# 9800 PRO defaults to 9800 settings



## count123 (Nov 28, 2005)

The 9800 PRO , no name card, has 9800 settings ie. 325/290, instead of 380/340, has any body had such a problem.


----------



## Poisonsnak (Nov 29, 2005)

When you say it defaults to these clocks, you mean when you open ATITool those are the clocks it shows?

If you have catalyst control center, does it show the same (325/290) clocks or does it show the proper ones?

I don't think ATITool would underclock your video card as soon as you open it, I would guess that your 9800 pro is running a regular 9800 bios.


----------



## count123 (Dec 2, 2005)

Yes, it would appear that the Bios is set at 9800 only, I do not know how to check this or change the settings, can you help


----------



## bldegle2 (Dec 2, 2005)

it may be a np?.

reflash with a real 9800pro bios, you will have to find one that is compatible, i remember when flashing a couple of mine that i had to try a couple of bios's before one would 'take'.

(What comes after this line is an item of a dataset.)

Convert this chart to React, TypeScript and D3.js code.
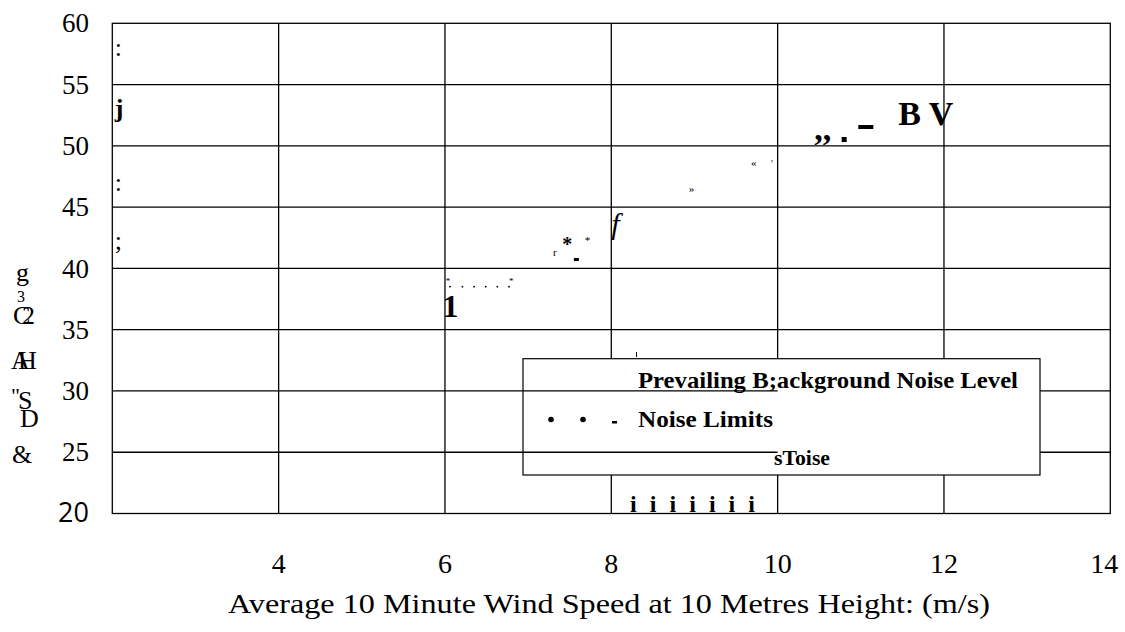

good luck, tons of bios's on the ATI shelf here.

baldy


----------



## count123 (Dec 3, 2005)

*re 9800 PRO*

What is np


----------



## Poisonsnak (Dec 4, 2005)

non-pro

Yep just check the main site www.techpowerup.com for BIOSes but be very certain that your card is stable at those clocks before you flash or you may get screwed.


----------



## Solaris17 (Dec 4, 2005)

i have a radeon atlantis 9800pro 128mb 256bit  do you whant it?.....i mean does it fit your specs?


----------



## DJ FARAON (Dec 9, 2005)

Hola Señores Mi Problema es que cambie de ATI radeon 9800 Pro / A 9800 XT. y se me a perdido la BIOS original que tenia guardada de cuando Hice el cambio. Ahora me da errores y quiero cambiarla de nuevo a su estado original, pueden ustedes ayudarme? Gracias


----------



## DJ FARAON (Dec 9, 2005)

Hello Gentlemen My Problem is that Pro/To 9800 changes of 9800 ATI radeon XT.  and lost me to the original BIOS that tapeworm kept from when I made the change.  Now it gives errors and I want to change it again me to his original state, you can you help me?  Thanks


----------



## bldegle2 (Jan 5, 2006)

uh, i would be looking at the extensive ATI bios collection contained herein............

i mean, here at the BBS's, main page, ATI bios, can't miss it.

baldy


----------